INSTRUCTIONS FOR THE TASK: Begin at the top of the entries below and write out every line through the one containing "import plotly.graph_objects as go", excluding pictures.

========================

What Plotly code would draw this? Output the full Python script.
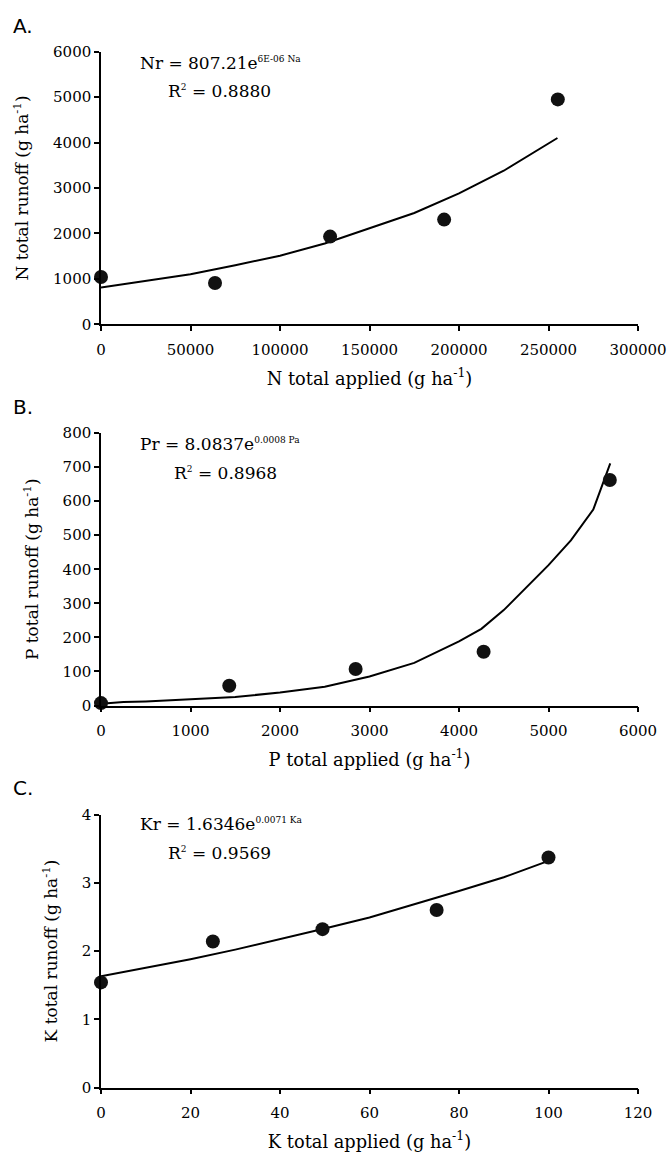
import plotly.graph_objects as go

# ---- data ----
n_applied = [0, 63700, 128000, 191700, 255200]
n_runoff = [1040, 910, 1930, 2305, 4950]
n_trend_x = [0, 25000, 50000, 75000, 100000, 125000, 150000, 175000, 200000, 225000, 255000]
n_trend_y = [810, 950, 1100, 1300, 1510, 1780, 2110, 2450, 2880, 3380, 4100]

p_applied = [0, 1433, 2845, 4275, 5685]
p_runoff = [7, 58, 107, 158, 662]
p_trend_x = [0, 250, 500, 1000, 1500, 2000, 2500, 3000, 3500, 4000, 4250, 4500, 5000, 5250, 5500, 5690]
p_trend_y = [5, 10, 12, 18, 25, 38, 55, 85, 125, 188, 225, 280, 412, 485, 575, 711]

k_applied = [0, 25, 49.5, 75, 100]
k_runoff = [1.54, 2.14, 2.32, 2.60, 3.37]
k_trend_x = [0, 10, 20, 30, 40, 50, 60, 70, 80, 90, 96, 100]
k_trend_y = [1.63, 1.75, 1.88, 2.02, 2.17, 2.33, 2.49, 2.68, 2.88, 3.08, 3.22, 3.32]

W, H = 671, 1153


def px_x(v):
    return v / W


def px_y(v):
    return 1 - v / H


panels = [
    dict(label="A.", x=n_applied, y=n_runoff, tx=n_trend_x, ty=n_trend_y,
         xr=[0, 300000], xd=50000, yr=[0, 6000], yd=1000,
         xt="N total applied (g ha<sup>-1</sup>)", yt="N total runoff (g ha<sup>-1</sup>)",
         eq="Nr = 807.21e<sup><span style='font-size:9px'>6E-06 Na</span></sup>",
         r2="R<sup><span style='font-size:9px'>2</span></sup> = 0.8880",
         top=51.7, bot=324.3, lab=26, eq_pos=(138, 63, 166, 91.5)),
    dict(label="B.", x=p_applied, y=p_runoff, tx=p_trend_x, ty=p_trend_y,
         xr=[0, 6000], xd=1000, yr=[0, 800], yd=100,
         xt="P total applied (g ha<sup>-1</sup>)", yt="P total runoff (g ha<sup>-1</sup>)",
         eq="Pr = 8.0837e<sup><span style='font-size:9px'>0.0008 Pa</span></sup>",
         r2="R<sup><span style='font-size:9px'>2</span></sup> = 0.8968",
         top=433, bot=705.5, lab=407, eq_pos=(138, 444, 172, 473)),
    dict(label="C.", x=k_applied, y=k_runoff, tx=k_trend_x, ty=k_trend_y,
         xr=[0, 120], xd=20, yr=[0, 4], yd=1,
         xt="K total applied (g ha<sup>-1</sup>)", yt="K total runoff (g ha<sup>-1</sup>)",
         eq="Kr = 1.6346e<sup><span style='font-size:9px'>0.0071 Ka</span></sup>",
         r2="R<sup><span style='font-size:9px'>2</span></sup> = 0.9569",
         top=814.5, bot=1087.5, lab=788, eq_pos=(138, 824, 166, 853)),
]

FONT = "DejaVu Serif, serif"
LABEL_FONT = "DejaVu Sans, sans-serif"
fig = go.Figure()
layout = dict(width=W, height=H, margin=dict(l=0, r=0, t=0, b=0, autoexpand=False),
              paper_bgcolor="white", plot_bgcolor="white", showlegend=False,
              font=dict(family=FONT, color="black", size=15))
annotations = []
xdom = [px_x(101), px_x(638)]
for i, p in enumerate(panels):
    n = "" if i == 0 else str(i + 1)
    xa, ya = "x" + n, "y" + n
    fig.add_trace(go.Scatter(x=p["tx"], y=p["ty"], mode="lines",
                             line=dict(color="black", width=2),
                             xaxis=xa, yaxis=ya, cliponaxis=False, hoverinfo="skip"))
    fig.add_trace(go.Scatter(x=p["x"], y=p["y"], mode="markers",
                             marker=dict(color="#111111", size=14, symbol="circle"),
                             xaxis=xa, yaxis=ya, cliponaxis=False))
    common = dict(showline=True, linecolor="black", linewidth=1.5, ticks="outside",
                  ticklen=5, tickwidth=1.5, tickcolor="black", showgrid=False,
                  zeroline=False, tickformat="d", automargin=False,
                  tickfont=dict(family=FONT, size=15))
    layout["xaxis" + n] = dict(common, domain=xdom, range=p["xr"], dtick=p["xd"],
                               anchor=ya, ticklabelstandoff=6,
                               title=dict(text=p["xt"], font=dict(family=FONT, size=17.8), standoff=14))
    layout["yaxis" + n] = dict(common, domain=[px_y(p["bot"]), px_y(p["top"])], range=p["yr"], dtick=p["yd"],
                               anchor=xa,
                               title=dict(text=p["yt"], font=dict(family=FONT, size=17), standoff=20))
    annotations.append(dict(text=p["label"], x=px_x(11), y=px_y(p["lab"]),
                            xref="paper", yref="paper", xanchor="left", yanchor="middle",
                            showarrow=False, font=dict(family=LABEL_FONT, size=20)))
    ex, ey, rx, ry = p["eq_pos"]
    annotations.append(dict(text=p["eq"], x=px_x(ex), y=px_y(ey), xref="paper", yref="paper",
                            xanchor="left", yanchor="middle", showarrow=False,
                            font=dict(family=FONT, size=17)))
    annotations.append(dict(text=p["r2"], x=px_x(rx), y=px_y(ry), xref="paper", yref="paper",
                            xanchor="left", yanchor="middle", showarrow=False,
                            font=dict(family=FONT, size=17)))
layout["annotations"] = annotations
fig.update_layout(**layout)
fig.write_html("out.html", config={"displayModeBar": False},
               post_script="document.body.style.margin='0';document.body.style.overflow='hidden';")
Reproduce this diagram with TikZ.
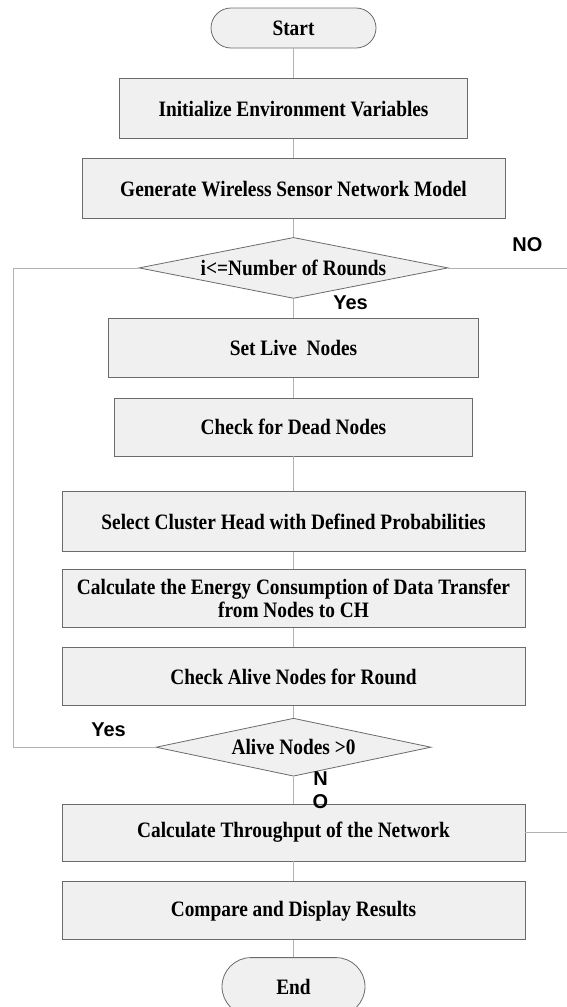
\documentclass[tikz,border=0pt]{standalone}
\usepackage{fontspec}
\setmainfont{Liberation Serif}[FakeStretch=0.88]
\newfontfamily\lblfont{Liberation Sans}
\usetikzlibrary{shapes.geometric, positioning}

\begin{document}
\begin{tikzpicture}[x=1pt, y=1pt, font=\bfseries\fontsize{22}{24}\selectfont]
        \tikzstyle{block} = [rectangle, draw=black!58, fill=black!6, line width=0.8pt, minimum height=60pt, inner sep=0pt, align=center]
        \tikzstyle{term} = [block, rounded corners=20pt]
        \tikzstyle{decision} = [diamond, aspect=6, draw=black!58, fill=black!6, line width=0.8pt, inner sep=0pt]
        \tikzstyle{line} = [draw=black!30, line width=0.7pt]
        \tikzstyle{tag} = [font=\lblfont\bfseries\fontsize{20}{23}\selectfont, inner sep=0pt, align=center]
        \useasboundingbox (0,0) rectangle (567,-1007);
        \coordinate (lft) at (13,0);
        \coordinate (rgt) at (567,0);

        \node (start) at (293.5,-28) [term, minimum width=165pt, minimum height=40pt] {Start};
        \node [below=30pt of start] (init) [block, minimum width=348pt] {Initialize Environment Variables};
        \node [below=19pt of init] (gen) [block, minimum width=423pt] {Generate Wireless Sensor Network Model};
        \node [below=18pt of gen] (rnd) [decision, minimum width=309pt, minimum height=61pt] {i<=Number of Rounds};
        \node [below=19pt of rnd] (live) [block, minimum width=370pt, minimum height=59pt] {Set Live\ \ Nodes};
        \node [below=20pt of live] (dead) [block, minimum width=358pt, minimum height=58pt] {Check for Dead Nodes};
        \node [below=35pt of dead] (sel) [block, minimum width=463pt] {Select Cluster Head with Defined Probabilities};
        \node [below=17pt of sel] (nrg) [block, minimum width=463pt, minimum height=58pt, font=\bfseries\fontsize{22}{23}\selectfont] {Calculate the Energy Consumption of Data Transfer\\ from Nodes to CH};
        \node [below=19pt of nrg] (chk) [block, minimum width=463pt, minimum height=58pt] {Check Alive Nodes for Round};
        \node [below=12pt of chk] (alv) [decision, minimum width=275pt, minimum height=58pt] {Alive Nodes >0};
        \node [below=27pt of alv] (thr) [block, minimum width=463pt, minimum height=57pt] {Calculate Throughput of the Network};
        \node [below=20pt of thr] (cmp) [block, minimum width=463pt, minimum height=58pt] {Compare and Display Results};
        \node [below=17pt of cmp] (fin) [term, minimum width=143pt, minimum height=58pt, rounded corners=29pt] {End};

        \node at ([xshift=79pt, yshift=23.5pt]rnd.east) (no1) [tag] {NO};
        \node at ([xshift=57pt, yshift=-4pt]rnd.south) (yes1) [tag] {Yes};
        \node at ([xshift=-47pt, yshift=17pt]alv.west) (yes2) [tag] {Yes};
        \node at ([xshift=27pt, yshift=-13.5pt]alv.south) (no2) [tag] {N\\O};

        \draw [line] (start) -- (init);
        \draw [line] (init) -- (gen);
        \draw [line] (gen) -- (rnd);
        \draw [line] (rnd) -- (live);
        \draw [line] (live) -- (dead);
        \draw [line] (dead) -- (sel);
        \draw [line] (sel) -- (nrg);
        \draw [line] (nrg) -- (chk);
        \draw [line] (chk) -- (alv);
        \draw [line] (alv) -- (thr);
        \draw [line] (thr) -- (cmp);
        \draw [line] (cmp) -- (fin);
        \draw [line] (alv.west) -| (lft |- rnd.west) -- (rnd.west);
        \draw [line] (rnd.east) -- (rgt |- rnd.east);
        \draw [line] (thr.east) -- (rgt |- thr.east);
    \end{tikzpicture}
\end{document}
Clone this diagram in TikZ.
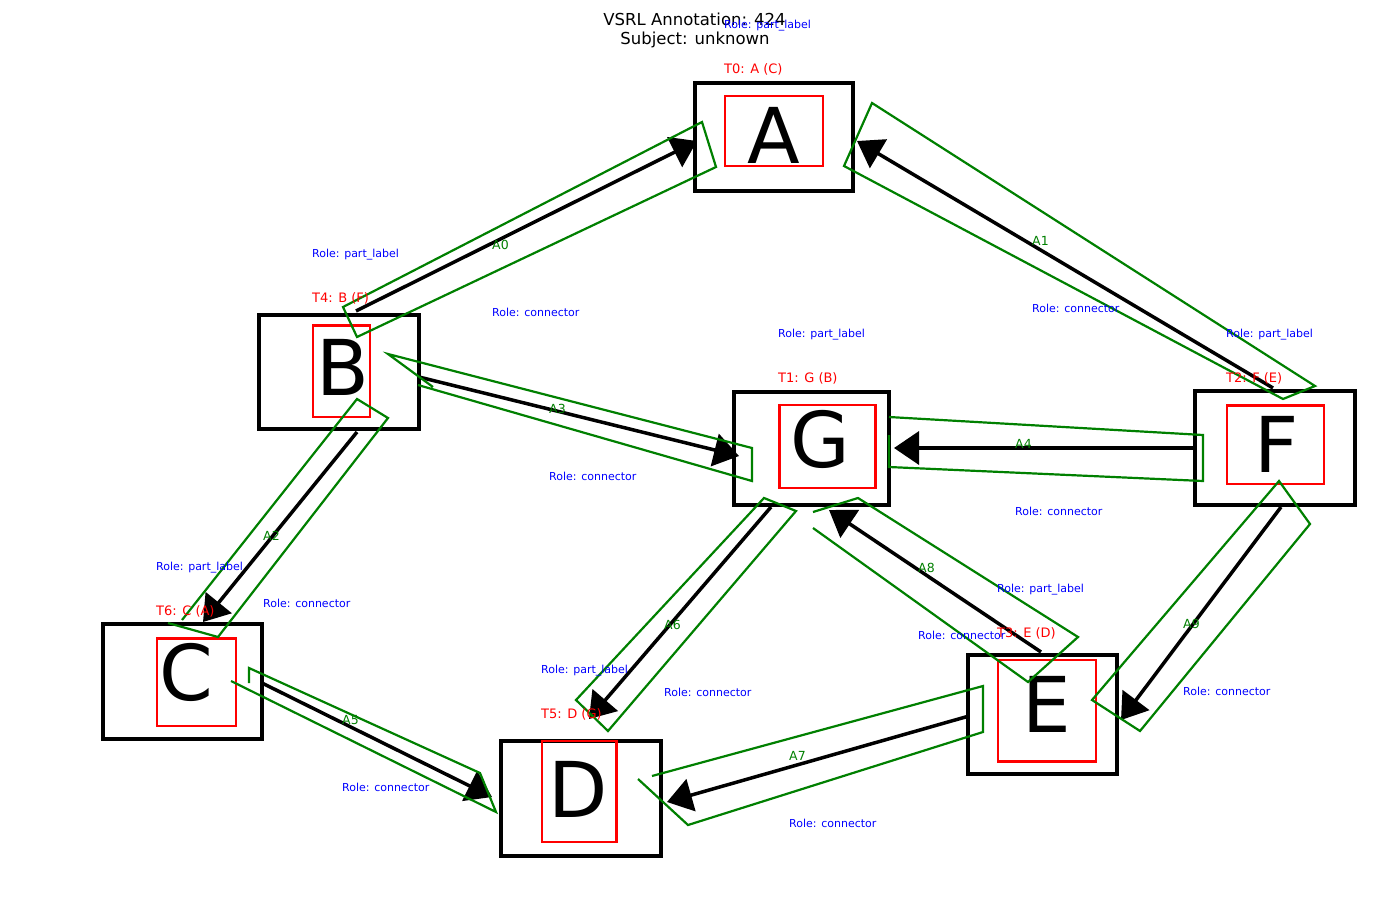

========================

TASK RESULT:
What Plotly code would draw this? Output the full Python script.
import plotly.graph_objects as go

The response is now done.